Directors: Deepa Mehta, Shanker Raman and Pawan Kumar
Cast: Huma Qureshi, Rahul Khanna, Siddharth, Arif Zakaria, Seema Biswas, Sanjay Suri
What if you woke up in a world where fresh air and clean water were the biggest luxuries? What if you were forced to submit to a totalitarian government that segregates people based on caste, religion and economic status? What if your child is taken away from you because his parents are from different communities?
Netflix's Leila raises these questions, and more.
The miniseries shows a world where religious fanaticism, extremism and progress in science can make a deadly combination which can place your life completely in control of the state and its beliefs. The medieval, conservative and regressive ideals of this totalitarian government robs the people of a basic human right – the freedom to choose.
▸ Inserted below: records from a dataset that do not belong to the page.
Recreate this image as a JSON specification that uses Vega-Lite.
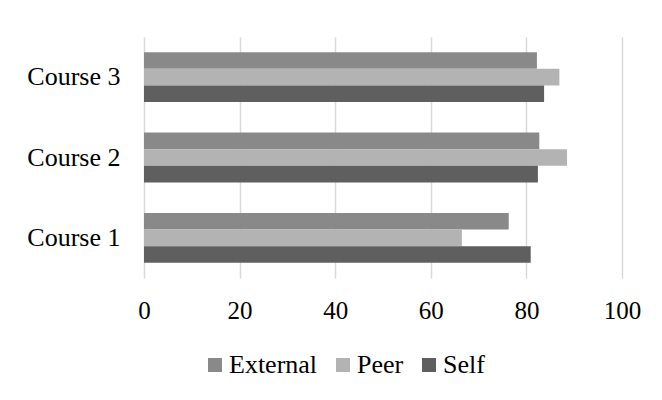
{
  "$schema": "https://vega.github.io/schema/vega-lite/v6.json",
  "width": 478,
  "height": 241,
  "autosize": "none",
  "padding": {"left": 144, "top": 37, "right": 40, "bottom": 122},
  "background": "white",
  "config": {
    "view": {"stroke": null},
    "font": "Liberation Serif"
  },
  "data": {
    "values": [
      {"course": "Course 1", "rater": "External", "score": 76.3},
      {"course": "Course 1", "rater": "Peer", "score": 66.5},
      {"course": "Course 1", "rater": "Self", "score": 80.9},
      {"course": "Course 2", "rater": "External", "score": 82.7},
      {"course": "Course 2", "rater": "Peer", "score": 88.5},
      {"course": "Course 2", "rater": "Self", "score": 82.4},
      {"course": "Course 3", "rater": "External", "score": 82.2},
      {"course": "Course 3", "rater": "Peer", "score": 86.9},
      {"course": "Course 3", "rater": "Self", "score": 83.7}
    ]
  },
  "mark": {"type": "bar"},
  "encoding": {
    "y": {
      "field": "course",
      "type": "nominal",
      "sort": ["Course 3", "Course 2", "Course 1"],
      "scale": {"paddingInner": 0.38, "paddingOuter": 0.19},
      "axis": {
        "title": null,
        "domain": false,
        "ticks": false,
        "labelPadding": 24,
        "labelFontSize": 26,
        "labelFont": "Liberation Serif",
        "labelColor": "#000000"
      }
    },
    "yOffset": {
      "field": "rater",
      "type": "nominal",
      "sort": ["External", "Peer", "Self"]
    },
    "x": {
      "field": "score",
      "type": "quantitative",
      "scale": {"domain": [0, 100]},
      "axis": {
        "values": [0, 20, 40, 60, 80, 100],
        "title": null,
        "domain": false,
        "ticks": false,
        "grid": true,
        "gridColor": "#d9d9d9",
        "gridWidth": 1.5,
        "labelFlush": false,
        "labelPadding": 20,
        "labelFontSize": 25,
        "labelFont": "Liberation Serif",
        "labelColor": "#000000"
      }
    },
    "color": {
      "field": "rater",
      "type": "nominal",
      "sort": ["External", "Peer", "Self"],
      "scale": {
        "domain": ["External", "Peer", "Self"],
        "range": ["#898989", "#b3b3b3", "#5f5f5f"]
      },
      "legend": {
        "title": null,
        "orient": "none",
        "direction": "horizontal",
        "legendX": 58,
        "legendY": 315,
        "symbolType": "square",
        "symbolSize": 196,
        "symbolStrokeWidth": 0,
        "labelFontSize": 26,
        "labelFont": "Liberation Serif",
        "labelColor": "#000000",
        "labelOffset": 1,
        "columnPadding": 12
      }
    }
  }
}
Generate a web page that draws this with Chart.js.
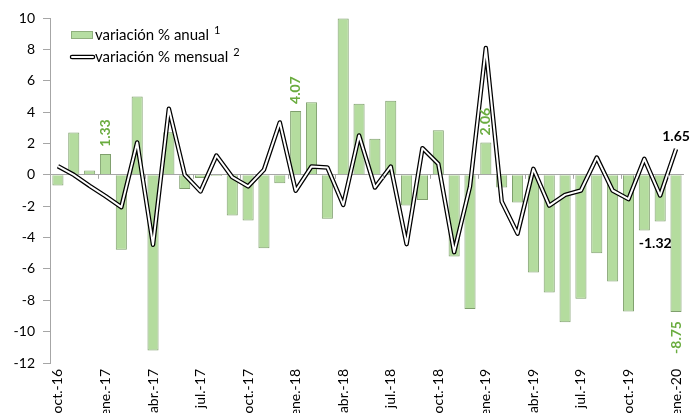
<!DOCTYPE html>
<html lang="es">
<head>
<meta charset="UTF-8">
<title>Variación % anual y mensual</title>
<script src="https://cdn.jsdelivr.net/npm/chart.js"></script>
<style>
    body { margin: 0; background: #ffffff; }
    .chart-box { position: relative; width: 699px; height: 413px; overflow: hidden; }
</style>
</head>
<body>
<div class="chart-box">
    <canvas id="chart"></canvas>
</div>
<script>
    // months oct-16 .. ene-20
    const meses = [
        'oct.-16', 'nov.-16', 'dic.-16', 'ene.-17', 'feb.-17', 'mar.-17', 'abr.-17', 'may.-17', 'jun.-17', 'jul.-17',
        'ago.-17', 'sep.-17', 'oct.-17', 'nov.-17', 'dic.-17', 'ene.-18', 'feb.-18', 'mar.-18', 'abr.-18', 'may.-18',
        'jun.-18', 'jul.-18', 'ago.-18', 'sep.-18', 'oct.-18', 'nov.-18', 'dic.-18', 'ene.-19', 'feb.-19', 'mar.-19',
        'abr.-19', 'may.-19', 'jun.-19', 'jul.-19', 'ago.-19', 'sep.-19', 'oct.-19', 'nov.-19', 'dic.-19', 'ene.-20'
    ];

    const variacionAnual = [
        -0.68, 2.70, 0.28, 1.33, -4.78, 4.99, -11.2, 2.72, -0.9, -0.2,
        -0.08, -2.6, -2.91, -4.68, -0.53, 4.07, 4.63, -2.8, 9.97, 4.53,
        2.3, 4.72, -1.96, -1.6, 2.85, -5.21, -8.55, 2.06, -0.81, -1.77,
        -6.23, -7.5, -9.4, -7.9, -5.0, -6.8, -8.72, -3.55, -2.98, -8.75
    ];

    const variacionMensual = [
        0.55, 0.0, -0.7, -1.36, -2.06, 2.06, -4.46, 4.21, 0.0, -1.06,
        1.23, -0.15, -0.74, 0.32, 3.34, -1.02, 0.53, 0.47, -1.92, 2.51,
        -0.81, 0.53, -4.42, 1.70, 0.70, -4.93, -0.74, 8.08, -1.70, -3.75,
        0.38, -1.96, -1.28, -1.0, 1.1, -1.0, -1.55, 1.02, -1.32, 1.65
    ];

    // which points get a value label
    const etiquetasAnual = [3, 15, 27, 39];
    const etiquetasMensual = [38, 39];

    const yTicks = { min: -12, max: 10, step: 2 };

    const FONT = 'Lato, "Open Sans", sans-serif';
    const GREEN_TEXT = '#6aac3f';
    const AXIS_GRAY = '#a6a6a6';

    // value labels, zero-line tick marks and the legend
    const extrasPlugin = {
        id: 'extras',
        afterDatasetsDraw(chart) {
            const { ctx, scales: { x, y } } = chart;
            const half = (x.getPixelForValue(1) - x.getPixelForValue(0)) / 2;
            const y0 = y.getPixelForValue(0);

            ctx.save();
            // small ticks on the zero line
            ctx.strokeStyle = AXIS_GRAY;
            ctx.lineWidth = 1;
            meses.forEach((m, i) => {
                if (i % 3 !== 0) return;
                const px = Math.round(x.getPixelForValue(i) - half) + 0.5;
                ctx.beginPath();
                ctx.moveTo(px, y0);
                ctx.lineTo(px, y0 + 4);
                ctx.stroke();
            });

            // green rotated labels for the annual bars
            ctx.font = 'bold 14px ' + FONT;
            ctx.fillStyle = GREEN_TEXT;
            ctx.textBaseline = 'middle';
            etiquetasAnual.forEach(i => {
                const v = variacionAnual[i];
                const px = x.getPixelForValue(i);
                const py = y.getPixelForValue(v);
                ctx.save();
                ctx.translate(px, v >= 0 ? py - 7 : py + 9);
                ctx.rotate(-Math.PI / 2);
                ctx.textAlign = v >= 0 ? 'left' : 'right';
                ctx.fillText(v.toFixed(2), 0, 0);
                ctx.restore();
            });

            // black labels for the monthly line
            ctx.fillStyle = '#000000';
            ctx.textAlign = 'center';
            etiquetasMensual.forEach(i => {
                const v = variacionMensual[i];
                const px = x.getPixelForValue(i);
                const py = y.getPixelForValue(v);
                if (v < 0) {
                    ctx.fillText(v.toFixed(2), px - 5, py + 48);
                } else {
                    ctx.fillText(v.toFixed(2), px, py - 12);
                }
            });

            // legend
            const lx = 71, ly = 35;
            ctx.fillStyle = '#b6dea2';
            ctx.fillRect(lx, ly - 4, 22, 8);
            ctx.strokeStyle = '#8fb07d';
            ctx.strokeRect(lx + 0.5, ly - 3.5, 21, 7);

            ctx.lineCap = 'round';
            ctx.strokeStyle = '#000000';
            ctx.lineWidth = 4.5;
            ctx.beginPath();
            ctx.moveTo(lx + 1, ly + 22);
            ctx.lineTo(lx + 22, ly + 22);
            ctx.stroke();
            ctx.strokeStyle = '#ffffff';
            ctx.lineWidth = 2;
            ctx.beginPath();
            ctx.moveTo(lx + 1, ly + 22);
            ctx.lineTo(lx + 22, ly + 22);
            ctx.stroke();

            ctx.fillStyle = '#000000';
            ctx.textAlign = 'left';
            ctx.font = '15px ' + FONT;
            const t1 = 'variación % anual';
            const t2 = 'variación % mensual';
            ctx.fillText(t1, lx + 24, ly);
            ctx.fillText(t2, lx + 24, ly + 22);
            const w1 = ctx.measureText(t1).width;
            const w2 = ctx.measureText(t2).width;
            ctx.font = '11px ' + FONT;
            ctx.fillText('1', lx + 24 + w1 + 5, ly - 5);
            ctx.fillText('2', lx + 24 + w2 + 5, ly + 17);
            ctx.restore();
        }
    };

    new Chart(document.getElementById('chart'), {
        type: 'bar',
        data: {
            labels: meses,
            datasets: [
                {
                    type: 'line',
                    label: 'variación % mensual',
                    data: variacionMensual,
                    borderColor: '#ffffff',
                    borderWidth: 2,
                    pointRadius: 0,
                    tension: 0,
                    borderJoinStyle: 'round',
                    order: 1
                },
                {
                    type: 'line',
                    label: 'variación % mensual (borde)',
                    data: variacionMensual,
                    borderColor: '#000000',
                    borderWidth: 4.5,
                    pointRadius: 0,
                    tension: 0,
                    borderJoinStyle: 'round',
                    order: 2
                },
                {
                    label: 'variación % anual',
                    data: variacionAnual,
                    backgroundColor: '#b4dc9e',
                    borderColor: '#7f9f6d',
                    borderWidth: 1,
                    categoryPercentage: 1.0,
                    barPercentage: 0.7,
                    order: 3
                }
            ]
        },
        options: {
            responsive: true,
            maintainAspectRatio: false,
            animation: false,
            layout: { padding: { top: 18, right: 14, left: 0, bottom: 0 } },
            plugins: {
                legend: { display: false },
                tooltip: { enabled: false }
            },
            scales: {
                x: {
                    afterFit: axis => { axis.height = 50; },
                    border: { display: false },
                    grid: { display: false, drawTicks: false },
                    ticks: {
                        autoSkip: false,
                        minRotation: 90,
                        maxRotation: 90,
                        padding: 6,
                        color: '#000000',
                        font: { family: FONT, size: 14 },
                        callback: (val, i) => (i % 3 === 0 ? meses[i] : '')
                    }
                },
                y: {
                    min: yTicks.min,
                    max: yTicks.max,
                    afterFit: axis => { axis.width = 50; },
                    border: { display: true, color: AXIS_GRAY },
                    grid: {
                        drawTicks: true,
                        tickLength: 7,
                        tickColor: AXIS_GRAY,
                        color: ctx => (ctx.tick && ctx.tick.value === 0 ? AXIS_GRAY : 'rgba(0,0,0,0)')
                    },
                    ticks: {
                        stepSize: yTicks.step,
                        padding: 8,
                        color: '#000000',
                        font: { family: FONT, size: 14 }
                    }
                }
            }
        },
        plugins: [extrasPlugin]
    });
</script>
</body>
</html>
Leila is set in the year 2047, in a fictional nation called Aryavarta, which is completely under the control of its leader, Dr Joshi (Sanjay Suri). The motto of this nation is peace by segregation. Cities are divided into sectors with sky-high walls. Each sector has one community, free to practice their beliefs, but not free to build a relationship with anyone from another caste or religion.
Beyond the high walls of Aryavarta are the Doosh, who live in the Basti. They are not allowed inside Aryavarta, have to scrounge for clean water and live in filthy conditions amid huge piles of garbage. A constant cloud of haze hangs on Aryavarta, a sign of extreme pollution. The clouds shower black droplets of rain.
Shalini Pathak (Huma Qureshi), a member of the topmost strata, watches her life change overnight as her Muslim husband (Rahul Khanna) is lynched in their own home and her daughter is snatched from her because she is of mixed blood. Thus begins Shalini's journey of bondage, struggle and protest as she sets out to look for her daughter and ends up joining the rebels against the totalitarian government.
What the series lacks in terms of pace and thrill, more than makes up for in its mise en scène and premise. Huma is thankfully measured in her delivery, considering the camera focuses on her for most part of the series.
In some parts, it feels as if the storytellers focused so much on the ideals and premise of the show, that some areas of progress in science were overlooked. For example, you'd expect the automobile sector to make way more progress in 2047 than just fit cars with a futuristic sound when the doors close. The buses and public transport vehicles look uncomfortably basic.
You will be reminded of Hunger Games and In Time in the economic categorisation in this dystopian world. The scenes of Huma in the women's purification centre - with their uniform clothing, ritualistic life - are visual and thematic reminders of The Handmaid's Tale.
So, this adaptation of Prayaag Akbar's novel of the same name is not entirely unique in its creation of a dystopian world. The context is Indianised, of course, and exaggerated to create an authoritarian set-up.
The scariest part about Leila isn't the oppression and lack of choice in the name of peace and progress, it is the realisation that it's a world not too far from reality. Most of the ideals that this fictional nation propagates are frighteningly familiar. The lines between fiction and reality are often blurred.
The dictatorship is formed because social order has broken down following severe air pollution and depletion of water resources. Which makes Leila a harsh reminder that if consumption of natural resources aren't controlled, if we continue to pollute our nature, then one day we might have to pay a heavy price to have our taps running. Clean water, fresh air and freedom will be luxuries only a few can afford. Leila's world is imaginary, but not impossible. 2047 is just 28 years away.